Riggleman talking about 'playing hard' and Rizzo saying 'we should be better' is just rationalizing.

This team is last in the majors in fielding, 23rd in runs scored per game and 22nd in runs allowed per game.  Their Pythagorean W-L is 34-42, one game better than their actual 33-43 record.  They are exactly who their numbers say they are.

The Nationals have four players in the regular lineup OBPing less than .330 and slugging less than .400.  In the words of the immortal Charles Barkley, that's terrible.

Want some more information to further depress you?  In both 2008 and 2009, the Nats had stretches similar to the 20-15 start that got Nats fans so excited this year in the first place.

From July 21 to August 27, 2009, the Nats went 20-16, beating the Mets, Marlins, D-Backs, Reds, Cubs and others.

From April 22 to May 30, 2008, they went 19-17, not quite as good (but close), taking down Atlanta, Philly, Baltimore, and Milwaukee among others.

Even the worst teams are capable of playing decent ball for a stretch.  It's just unfortunate for the Nats that stretch for them this season came at the beginning of the season, when folks were paying attention and the win/loss numbers stand out in the standings column in the sports page.

Worse of all, the Nationals are 5-12 (.294) since June 9, the day after the debut of Stephen Strasburg, hitting .233/.291/.365 as a team and scoring just 3.4 runs per game. You have to wonder if the recent spate of terrible play is washing away all of the goodwill that Strasburg has brought to the team.

A guy decked out in Orioles gear walked up to me on the concourse at Orioles Park Saturday afternoon while I was getting out of the sun.  He said to me, "Strasburg is pretty good, but the rest of your team stinks."

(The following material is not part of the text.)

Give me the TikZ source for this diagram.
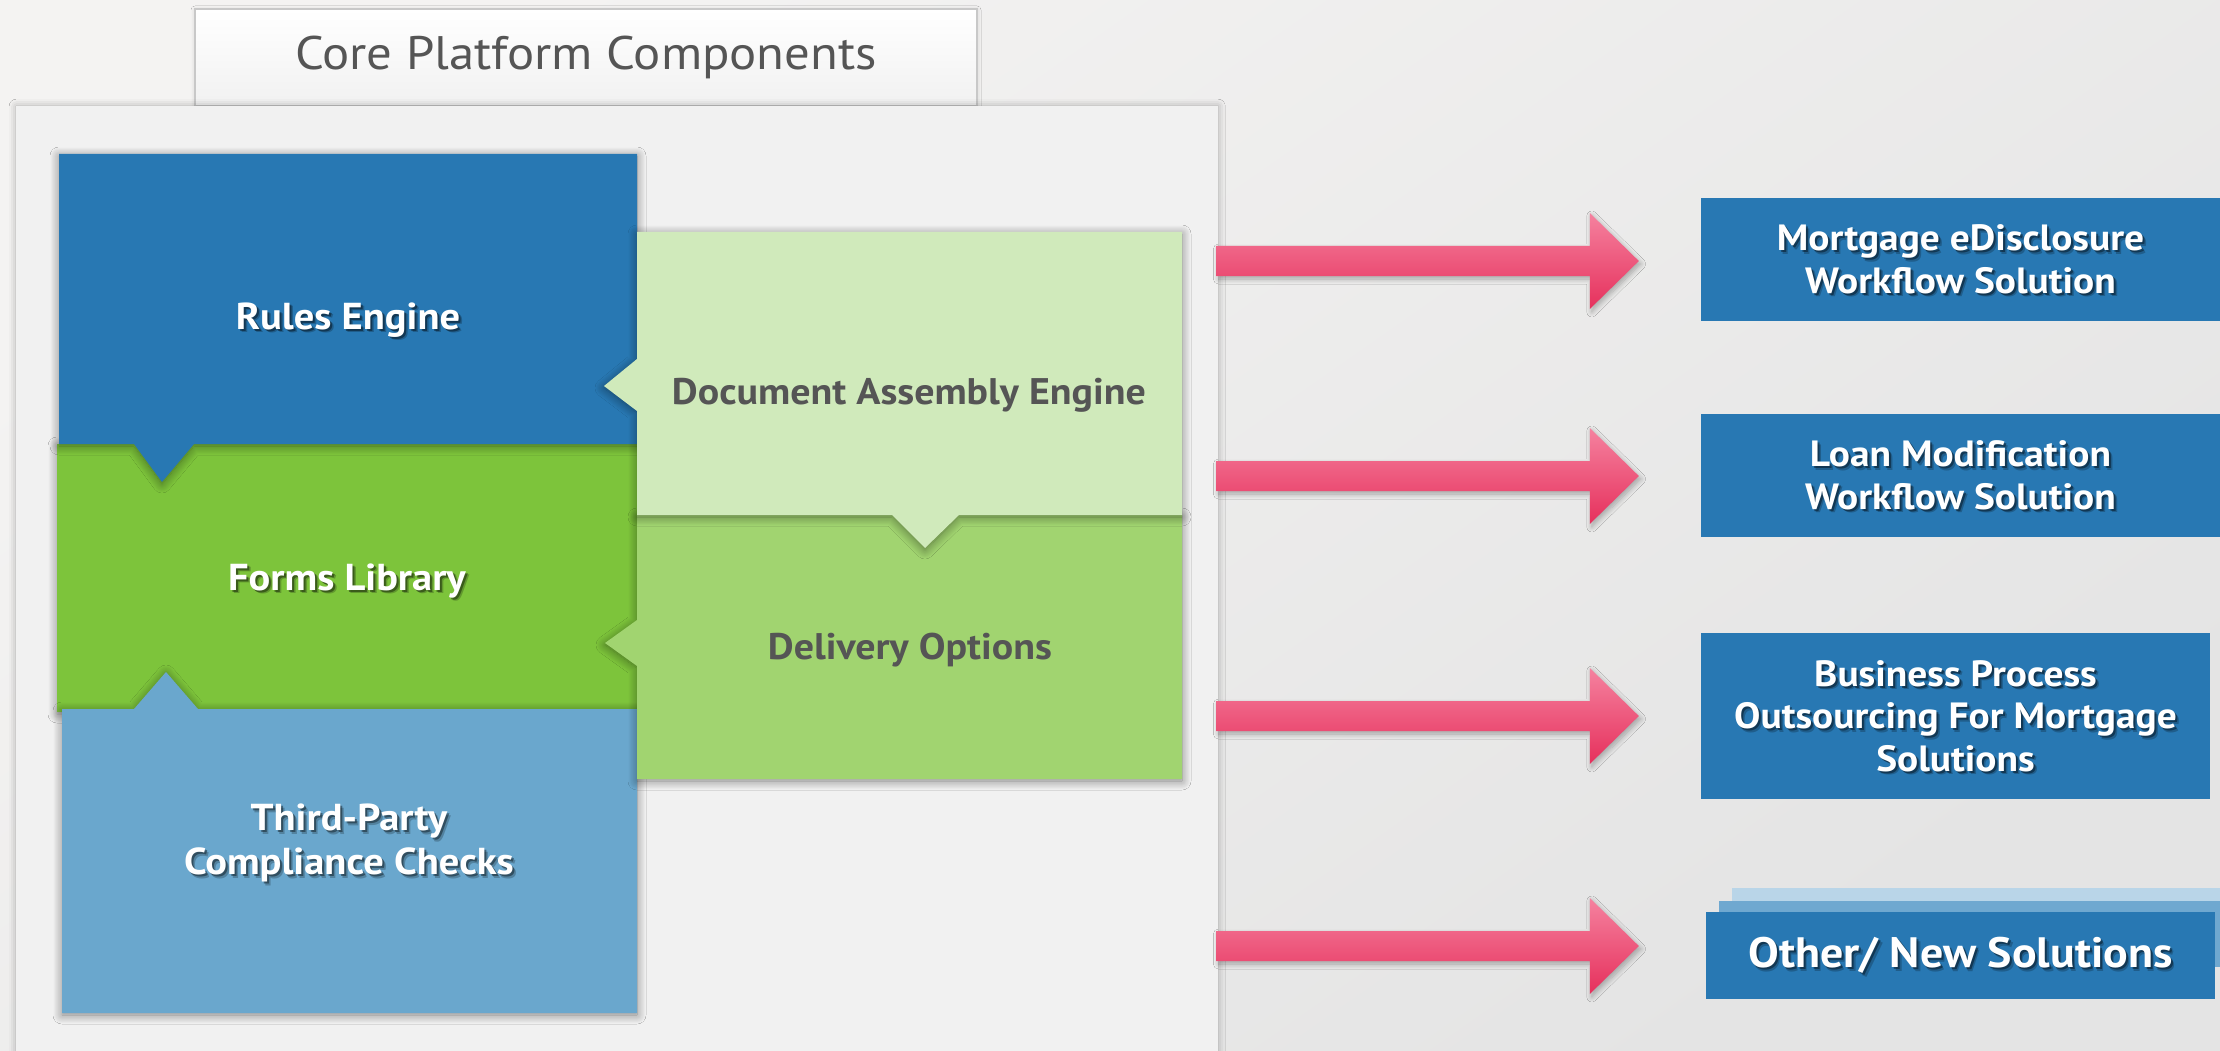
\documentclass[tikz,border=0pt]{standalone}
\usepackage{fontspec}
\setmainfont{PT Sans}[FakeStretch=1.08]
\usetikzlibrary{calc,shadows.blur}

\definecolor{bgtop}{HTML}{F4F3F2}
\definecolor{bgbot}{HTML}{E4E4E4}
\definecolor{panelc}{HTML}{F1F1F1}
\definecolor{tabedge}{HTML}{C8C8C8}
\definecolor{titlec}{HTML}{555555}
\definecolor{rulesc}{HTML}{2878B3}
\definecolor{formsc}{HTML}{7DC43B}
\definecolor{thirdc}{HTML}{6AA7CD}
\definecolor{docc}{HTML}{D0EABB}
\definecolor{delivc}{HTML}{A1D470}
\definecolor{darktext}{HTML}{555555}
\definecolor{solc}{HTML}{2878B3}
\definecolor{stackA}{HTML}{6FA8D0}
\definecolor{stackB}{HTML}{B9D5E8}
\definecolor{pinkT}{HTML}{F5829F}
\definecolor{pinkM}{HTML}{EF5A80}
\definecolor{pinkB}{HTML}{E6305C}

% block arrow from a start coordinate to a tip coordinate
\newcommand\pinkarrow[2]{%
  \path[arrowbody] let \p1=(#1), \p2=(#2) in
    (\x1,\y1+15pt) -- (\x2-49pt,\y1+15pt) -- (\x2-49pt,\y1+48pt) -- (\x2,\y1)
    -- (\x2-49pt,\y1-48pt) -- (\x2-49pt,\y1-15pt) -- (\x1,\y1-15pt) -- cycle;}

% white label with a soft dark shadow behind it
\newcommand\wlabel[4]{% name, position, font size style, text
  \node[#3, text=black, text opacity=0.22] (#1-sa) at ($#2+(3.5,3.5)$) {#4};
  \node[#3, text=black, text opacity=0.40] (#1-sb) at ($#2+(2,2)$) {#4};
  \node[#3, text=white] (#1) at #2 {#4};}

\begin{document}
\begin{tikzpicture}[x=1pt,y=-1pt,
  blockshadow/.style={blur shadow={shadow xshift=0pt,shadow yshift=-2pt,
      shadow blur radius=9pt,shadow opacity=45,shadow blur steps=12}},
  arrowbody/.style={top color=pinkT, middle color=pinkM, bottom color=pinkB,
      blur shadow={shadow xshift=2pt,shadow yshift=-3pt,shadow blur radius=5pt,
      shadow opacity=30,shadow blur steps=8}},
  lblbig/.style={font=\bfseries\fontsize{37.5}{44}\selectfont, align=center, inner sep=0pt},
  lblsol/.style={font=\bfseries\fontsize{36.5}{42.5}\selectfont, align=center, inner sep=0pt},
  lblother/.style={font=\bfseries\fontsize{42.5}{48}\selectfont, align=center, inner sep=0pt},
  darklbl/.style={font=\bfseries\fontsize{37}{44}\selectfont, text=darktext, align=center, inner sep=0pt},
  solbox/.style={fill=solc, inner sep=0pt},
]
\useasboundingbox (0,0) rectangle (2220,1051);

% backdrop
\fill[top color=bgtop, bottom color=bgbot, shading angle=35] (0,0) rectangle (2220,1051);

% title tab and the panel below it
\node[draw=tabedge, line width=1.2pt, top color=white, bottom color=panelc,
      minimum width=782, minimum height=97, inner sep=0pt,
      font=\fontsize{47}{52}\selectfont, text=titlec,
      blur shadow={shadow xshift=0pt,shadow yshift=-1pt,shadow blur radius=4pt,shadow opacity=15}]
      (title) at (586,57.5) {Core Platform Components};
\node[fill=panelc, anchor=north west, minimum width=1202, minimum height=990, inner sep=0pt,
      blur shadow={shadow xshift=0pt,shadow yshift=0pt,shadow blur radius=7pt,shadow opacity=30}]
      (panel) at (16,106) {};

% left column: forms library, then rules engine and third-party checks over it
\path[fill=formsc, blockshadow] (57,444) -- (637,444) -- (637,712) -- (57,712) -- cycle;
\path[fill=rulesc, blockshadow] (59,154) -- (637,154) -- (637,444) -- (194,444)
  -- (162,482) -- (134,444) -- (59,444) -- cycle;
\path[fill=thirdc, blockshadow] (62,709) -- (134,709) -- (166,672) -- (198,709)
  -- (637,709) -- (637,1013) -- (62,1013) -- cycle;

% right column: delivery options, then document assembly over it
\path[fill=delivc, blockshadow] (637,515) -- (1182,515) -- (1182,779) -- (637,779)
  -- (637,666) -- (605,643) -- (637,620) -- cycle;
\path[fill=docc, blockshadow] (637,232) -- (1182,232) -- (1182,515) -- (959,515)
  -- (925,548) -- (892,515) -- (637,515) -- (637,411) -- (604,386) -- (637,359) -- cycle;

% component labels
\wlabel{rules}{(348,320)}{lblbig}{Rules Engine}
\wlabel{forms}{(347,581)}{lblbig}{Forms Library}
\wlabel{third}{(349,843)}{lblbig}{Third-Party\\Compliance Checks}
\node[darklbl] (docasm) at (909,395) {Document Assembly Engine};
\node[darklbl] (deliv) at (910,650) {Delivery Options};

% solution boxes
\node[solbox, minimum width=519, minimum height=123] (b1) at (1960.5,259.5) {};
\node[solbox, minimum width=519, minimum height=123] (b2) at (1960.5,475.5) {};
\node[solbox, minimum width=509, minimum height=166] (b3) at (1955.5,716) {};
\node[fill=stackB, inner sep=0pt, anchor=north west, minimum width=500, minimum height=70] (b4back) at (1732,888) {};
\node[fill=stackA, inner sep=0pt, anchor=north west, minimum width=510, minimum height=66] (b4mid) at (1719,901) {};
\node[solbox, minimum width=509, minimum height=87] (b4) at (1960.5,955.5) {};

\wlabel{s1}{(b1.center)}{lblsol}{Mortgage eDisclosure\\Workflow Solution}
\wlabel{s2}{(b2.center)}{lblsol}{Loan Modification\\Workflow Solution}
\wlabel{s3}{(b3.center)}{lblsol}{Business Process\\Outsourcing For Mortgage\\Solutions}
\wlabel{s4}{(b4.center)}{lblother}{Other/ New Solutions}

% arrows from the platform panel to each solution
\coordinate (a1s) at ($(b1.west -| panel.east)+(-2,1.5)$);
\coordinate (a1e) at ($(b1.west)+(-62,0)$);
\coordinate (a2s) at ($(b2.west -| panel.east)+(-2,0.5)$);
\coordinate (a2e) at ($(b2.west)+(-62,0)$);
\coordinate (a3s) at ($(b3.west -| panel.east)+(-2,0)$);
\coordinate (a3e) at ($(b3.west)+(-62,0)$);
\coordinate (a4s) at ($(b4.west -| panel.east)+(-2,-9.5)$);
\coordinate (a4e) at ($(b4.west)+(-67,0)$);
\pinkarrow{a1s}{a1e}
\pinkarrow{a2s}{a2e}
\pinkarrow{a3s}{a3e}
\pinkarrow{a4s}{a4e}
\end{tikzpicture}
\end{document}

How was I supposed to argue that?

1 comments

  1. Jenn Jenson // June 28, 2010 at 6:23 PM  

    Gee Dave, I see you've abandoned the "voice of doom" in favor of a sugar-coated version.

    Despite my generally optimistic approach, when hope was in abundance, I kept looking at the roster and saying to myself ... really, it's kinda the same guys.

    A lot of the guys this year are the exact same players we had last year. And the new guys? For the most part, they resemble the players they replaced.

    Like in other parts of my life, to stay sane I'm rooting for the triumph of hope over experience.